Suppose the taxpayer engages in a business in the home office and in one or more other locations. In that case, the taxpayer must allocate the gross income from the business to the different locations on a reasonable basis.
Business Furniture and Equipment
Taxpayers may take depreciation and Sec. 179 for furniture and equipment (s)he uses in a home for business. These deductions are available whether or not the taxpayer qualifies to deduct expenses for the business use of the home.
Listed property is tangible property that is split between personal and business use. That includes passenger automobiles; property used for entertainment, recreation, or amusement. The Tax Cuts and Jobs Act removes computer equipment placed in service after December 31, 2017, from being classified as listed property.

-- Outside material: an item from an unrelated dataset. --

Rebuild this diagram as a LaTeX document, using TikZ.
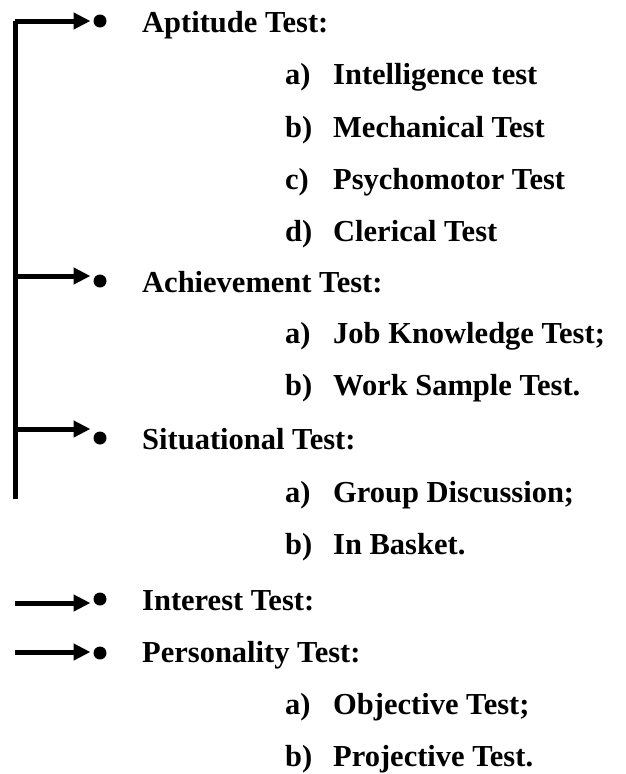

The more-than-50%-use rule applies to listed property. Suppose the listed property is purchased and placed in service during the year. In that case, it must be used more than 50% for the business to claim a Sec. 179 deductions or an accelerated depreciation deduction. Suppose the business use of the listed property is 50% or less. In that case, the taxpayer cannot take Sec. 179 deductions and must depreciate the property using the Alternative Depreciation System (ADS) (straight-line method).
Property converted from personal to business use can be depreciated as long as the property was purchased after 1986. The property must be properly valued.
Depreciation of Residence
A deduction can be claimed for depreciation if the taxpayer owns his or her own home and qualifies to deduct expenses for its business use.
Sale of Residence
The exclusion for the sale of a taxpayer’s principal residence does not apply to the extent of any depreciation allowable for the home office after May 6, 1997. The recognition of a gain occurs for the amount of allowed depreciation. Under the final regulations, no allocation of gain (except for the amount of
depreciation) is required if both the residential and non-residential portions of the property are within the same dwelling unit [Reg 1.121-1(e)(1)].
How to Do Recordkeeping for Home Office Deduction?
The taxpayer does not have to use a particular method of recordkeeping. But the taxpayer must keep records that provide the information needed to calculate the deduction for the business use of his or her home. The taxpayer should keep canceled checks, receipts, and other evidence of expenses paid. The taxpayer’s record generally must show the following information:
- The part of the home that the taxpayer uses for business,
- The evidence that the taxpayer uses part of the home exclusively and regularly for business,
- Businesses use depreciation and expenses.
The taxpayer should also keep records to prove the home’s depreciable basis. That includes the following records:
- when and how the taxpayer acquired the home,
- the home’s original purchase price,
- any improvements to the home,
- and any depreciation allowed because the taxpayer maintained an office at home.
Forms and Schedules for Home Office Deduction
A taxpayer who files a Schedule C and uses his or her home in the trade or business must report the entire deduction for business use of the home on line 30 of Schedule C. The taxpayer files Form 8829,
Expenses for Business Use of Your Home, to report home office expenses if (s)he does not elect the simplified method for the home. If the taxpayer has more than one business, (s)he must file one Form 8829 for each business, and only the amount of home office expense allocated to that business is reported on Schedule C.
In addition, the taxpayer may need to file Form 4562, Depreciation and Amortization, for the house or new assets if
- The home was first used for business in the current year or
- Additions and improvements that are being depreciated were placed in service in the current year.
For additions and improvements placed in service after the business use of the home began. Attach a schedule showing the cost or other basis of the asset.